In order to preserve the surrounding fields and meadows, renowned architect Edward Larrabee Barnes designed the Purchase College campus as “A city within the country”.
The campus is situated on 500+ acres of land and 80 acres of wetland. 175+ acres of the property remains undeveloped with about 100 acres committed to be maintained at its natural state, protected under Forever Wild. Within these natural areas of campus, there are running trails for the campus community and public use. Purchase College has a unique feel as these natural areas are embedded into and surround the main areas of campus. This dedication to maintaining natural land helps to preserve our area’s native species and biodiversity and is also effectively practiced by our Grounds Department that use and follow the NYS DEC Trees and Plants guide.
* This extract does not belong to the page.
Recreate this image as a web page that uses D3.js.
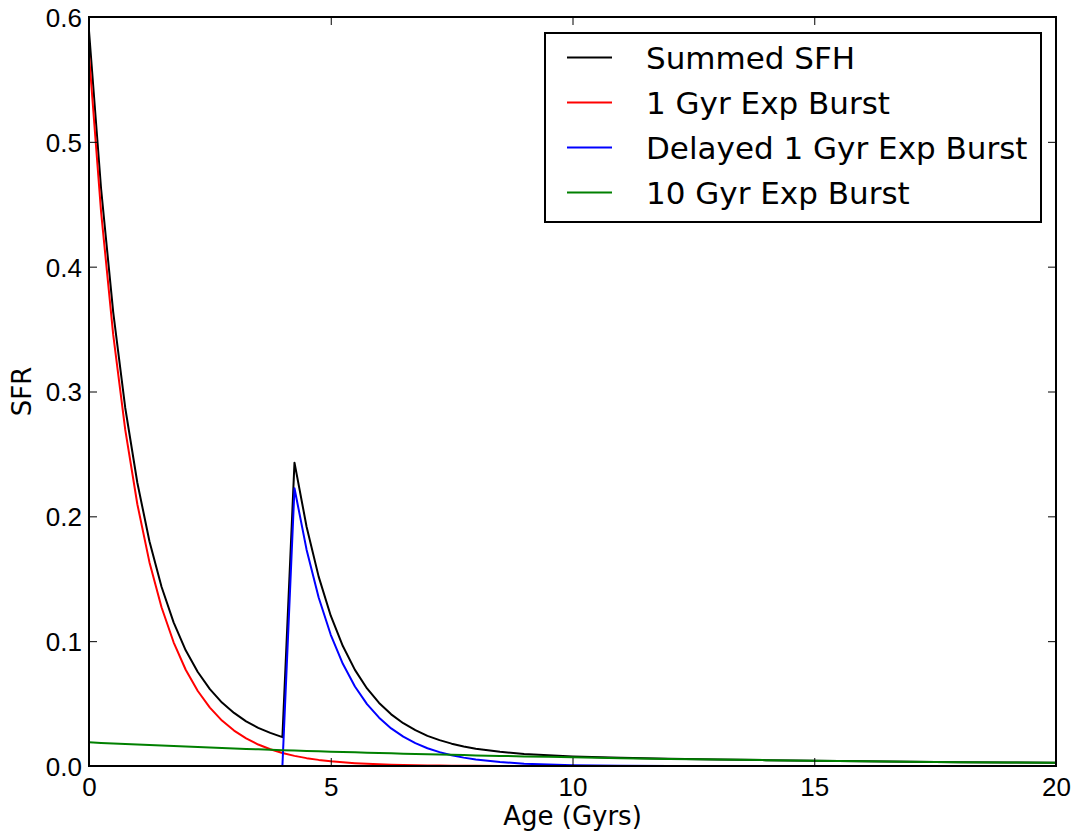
<!DOCTYPE html>
<html>
<head>
<meta charset="utf-8">
<script src="https://cdn.jsdelivr.net/npm/d3@7"></script>
<style>
  html, body { margin: 0; padding: 0; background: #fff; }
  svg { display: block; font-family: "DejaVu Sans", sans-serif; }
  .tick-label { font-size: 26px; fill: #000; }
  .axis-label { font-size: 26px; fill: #000; }
  .legend-text { font-size: 31px; fill: #000; }
</style>
</head>
<body>
<div id="chart"></div>
<script>
// Sample ages (Gyr).
var ages = [0, 0.25, 0.5, 0.75, 1, 1.25, 1.5, 1.75, 2, 2.25, 2.5, 2.75, 3, 3.25, 3.5, 3.75,
            4, 4.25, 4.5, 4.75, 5, 5.25, 5.5, 5.75, 6, 6.25, 6.5, 6.75, 7, 7.25, 7.5, 7.75,
            8, 8.5, 9, 9.5, 10, 11, 12, 13, 14, 15, 16, 17, 18, 19, 20];

var summedSfh = [0.5890, 0.4624, 0.3638, 0.2868, 0.2269, 0.1801, 0.1436, 0.1151, 0.0927, 0.0753,
                 0.0616, 0.0508, 0.0425, 0.0358, 0.0306, 0.0265, 0.0231, 0.2430, 0.1917, 0.1517,
                 0.1204, 0.0961, 0.0770, 0.0621, 0.0505, 0.0414, 0.0343, 0.0287, 0.0241, 0.0207,
                 0.0179, 0.0157, 0.0139, 0.0114, 0.0097, 0.0086, 0.0077, 0.0066, 0.0058, 0.0052,
                 0.0047, 0.0042, 0.0038, 0.0035, 0.0031, 0.0028, 0.0026];

var burst1 = [0.5700, 0.4439, 0.3457, 0.2692, 0.2097, 0.1633, 0.1272, 0.0991, 0.0771, 0.0601,
              0.0468, 0.0364, 0.0284, 0.0221, 0.0172, 0.0134, 0.0104, 0.0081, 0.0063, 0.0049,
              0.0038, 0.0030, 0.0023, 0.0018, 0.0014, 0.0011, 0.0009, 0.0007, 0.0005, 0.0004,
              0.0003, 0.0002, 0.0002, 0.0001, 0.0001, 0, 0, 0, 0, 0,
              0, 0, 0, 0, 0, 0, 0];

var delayedBurst = [0, 0, 0, 0, 0, 0, 0, 0, 0, 0,
                    0, 0, 0, 0, 0, 0, 0, 0.2225, 0.1733, 0.1350,
                    0.1051, 0.0819, 0.0637, 0.0496, 0.0387, 0.0301, 0.0235, 0.0183, 0.0142, 0.0111,
                    0.0086, 0.0067, 0.0052, 0.0032, 0.0019, 0.0012, 0.0007, 0.0003, 0.0001, 0,
                    0, 0, 0, 0, 0, 0, 0];

var burst10 = [0.0190, 0.0185, 0.0181, 0.0176, 0.0172, 0.0168, 0.0164, 0.0160, 0.0156, 0.0152,
               0.0148, 0.0144, 0.0141, 0.0137, 0.0134, 0.0131, 0.0127, 0.0124, 0.0121, 0.0118,
               0.0115, 0.0112, 0.0110, 0.0107, 0.0104, 0.0102, 0.0099, 0.0097, 0.0094, 0.0092,
               0.0090, 0.0088, 0.0085, 0.0081, 0.0077, 0.0074, 0.0070, 0.0063, 0.0057, 0.0052,
               0.0047, 0.0042, 0.0038, 0.0035, 0.0031, 0.0028, 0.0026];

var seriesNames = ['Summed SFH', '1 Gyr Exp Burst', 'Delayed 1 Gyr Exp Burst', '10 Gyr Exp Burst'];
var seriesColors = ['#000000', '#ff0000', '#0000ff', '#008000'];
var seriesValues = [summedSfh, burst1, delayedBurst, burst10];

var xTicks = [0, 5, 10, 15, 20];
var yTicks = [0.0, 0.1, 0.2, 0.3, 0.4, 0.5, 0.6];

(function() {
  'use strict';

  var width = 1076, height = 833;
  var margin = {top: 17, right: 20, bottom: 67, left: 89};
  var chartW = width - margin.left - margin.right,
      chartH = height - margin.top - margin.bottom;

  var xScale = d3.scaleLinear().domain([0, 20]).range([0, chartW]);
  var yScale = d3.scaleLinear().domain([0, 0.6]).range([chartH, 0]);

  var svg = d3.select('#chart').append('svg')
      .attr('width', width)
      .attr('height', height);

  var inner = svg.append('g')
      .attr('transform', translation(margin.left, margin.top));

  inner.append('clipPath').attr('id', 'plot-clip')
    .append('rect')
      .attr('width', chartW)
      .attr('height', chartH);

  // Lines, in the order they were plotted.
  var line = d3.line()
      .x(function(d) { return xScale(d.age); })
      .y(function(d) { return yScale(d.value); });

  var lineGroup = inner.append('g').attr('clip-path', 'url(#plot-clip)');

  seriesValues.forEach(function(values, i) {
    var points = ages.map(function(a, j) { return {age: a, value: values[j]}; });
    lineGroup.append('path')
        .datum(points)
        .attr('fill', 'none')
        .attr('stroke', seriesColors[i])
        .attr('stroke-width', 2)
        .attr('stroke-linejoin', 'round')
        .attr('d', line);
  });

  // Inward ticks on all four sides, matplotlib style.
  var tickLen = 8;
  var xAxisB = d3.axisBottom(xScale).tickValues(xTicks).tickSize(-tickLen).tickPadding(12)
      .tickFormat(d3.format('d'));
  var xAxisT = d3.axisTop(xScale).tickValues(xTicks).tickSize(-tickLen).tickFormat('');
  var yAxisL = d3.axisLeft(yScale).tickValues(yTicks).tickSize(-tickLen).tickPadding(7)
      .tickFormat(d3.format('.1f'));
  var yAxisR = d3.axisRight(yScale).tickValues(yTicks).tickSize(-tickLen).tickFormat('');

  var gxB = inner.append('g').attr('transform', translation(0, chartH)).call(xAxisB);
  var gxT = inner.append('g').call(xAxisT);
  var gyL = inner.append('g').call(yAxisL);
  var gyR = inner.append('g').attr('transform', translation(chartW, 0)).call(yAxisR);

  [gxB, gxT, gyL, gyR].forEach(function(g) {
    g.select('.domain').remove();
    g.selectAll('.tick line').attr('stroke', '#000').attr('stroke-width', 1);
    g.selectAll('text').attr('class', 'tick-label').attr('font-family', null).attr('font-size', null);
  });
  gxB.selectAll('text').attr('dy', '0.71em');
  gyL.selectAll('text').attr('dy', '0.36em');

  // Frame.
  inner.append('rect')
      .attr('width', chartW)
      .attr('height', chartH)
      .attr('fill', 'none')
      .attr('stroke', '#000')
      .attr('stroke-width', 2);

  // Axis labels.
  svg.append('text')
      .attr('class', 'axis-label')
      .attr('x', margin.left + chartW / 2)
      .attr('y', 825)
      .attr('text-anchor', 'middle')
      .text('Age (Gyrs)');

  svg.append('text')
      .attr('class', 'axis-label')
      .attr('transform', translation(31, margin.top + chartH / 2) + 'rotate(-90)')
      .attr('text-anchor', 'middle')
      .text('SFR');

  // Legend.
  var legend = svg.append('g').attr('transform', translation(545, 33));
  legend.append('rect')
      .attr('width', 496)
      .attr('height', 189)
      .attr('fill', '#fff')
      .attr('stroke', '#000')
      .attr('stroke-width', 2);

  var rows = legend.selectAll('.legend-row')
      .data(seriesNames)
    .enter().append('g')
      .attr('class', 'legend-row')
      .attr('transform', function(d, i) { return translation(0, 24.5 + i * 45); });

  rows.append('line')
      .attr('x1', 22).attr('x2', 67)
      .attr('y1', 0).attr('y2', 0)
      .attr('stroke', function(d, i) { return seriesColors[i]; })
      .attr('stroke-width', 2);

  rows.append('text')
      .attr('class', 'legend-text')
      .attr('x', 101)
      .attr('y', 11.5)
      .text(function(d) { return d; });

  function translation(x, y) {
    return 'translate(' + x + ',' + y + ')';
  }
}());
</script>
</body>
</html>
The campus green spaces provide habitat for many native animals. A surprising diversity of mammal species use our campus, including the Eastern gray squirrel, Eastern chipmunk, white-tailed deer, Eastern cottontail, bobcat, coyote, raccoon, and striped skunk. The green spaces of campus also support a rich diversity of bird species, which is documented and constantly updated on our Purchase College eBird hotspot. The campus has many year-round residents including Northern mockingbird and red-tailed hawk but is also an important migration stopover site for many species of birds that migrate from as far away as South America. Maintaining native biodiversity is an important concept for the College and its green infrastructure endeavors.
Geologically, the area is one of glacial action, exhibiting features such as drumlins, drumlinoid ridges, till plains, and the like. Soils in the area include Paxton, Ridgebury and Woodbridge loams. These are all glacial-derived soils, most in the B or C hydrologic group indicating fair to poorly draining soils. The average annual rainfall is 44 to 48 inches with prevailing winds from the west-southwest. Purchase College commits to maintaining a healthy, natural environment by utilizing sustainable landscape management techniques and increasing the presence of green infrastructure on campus.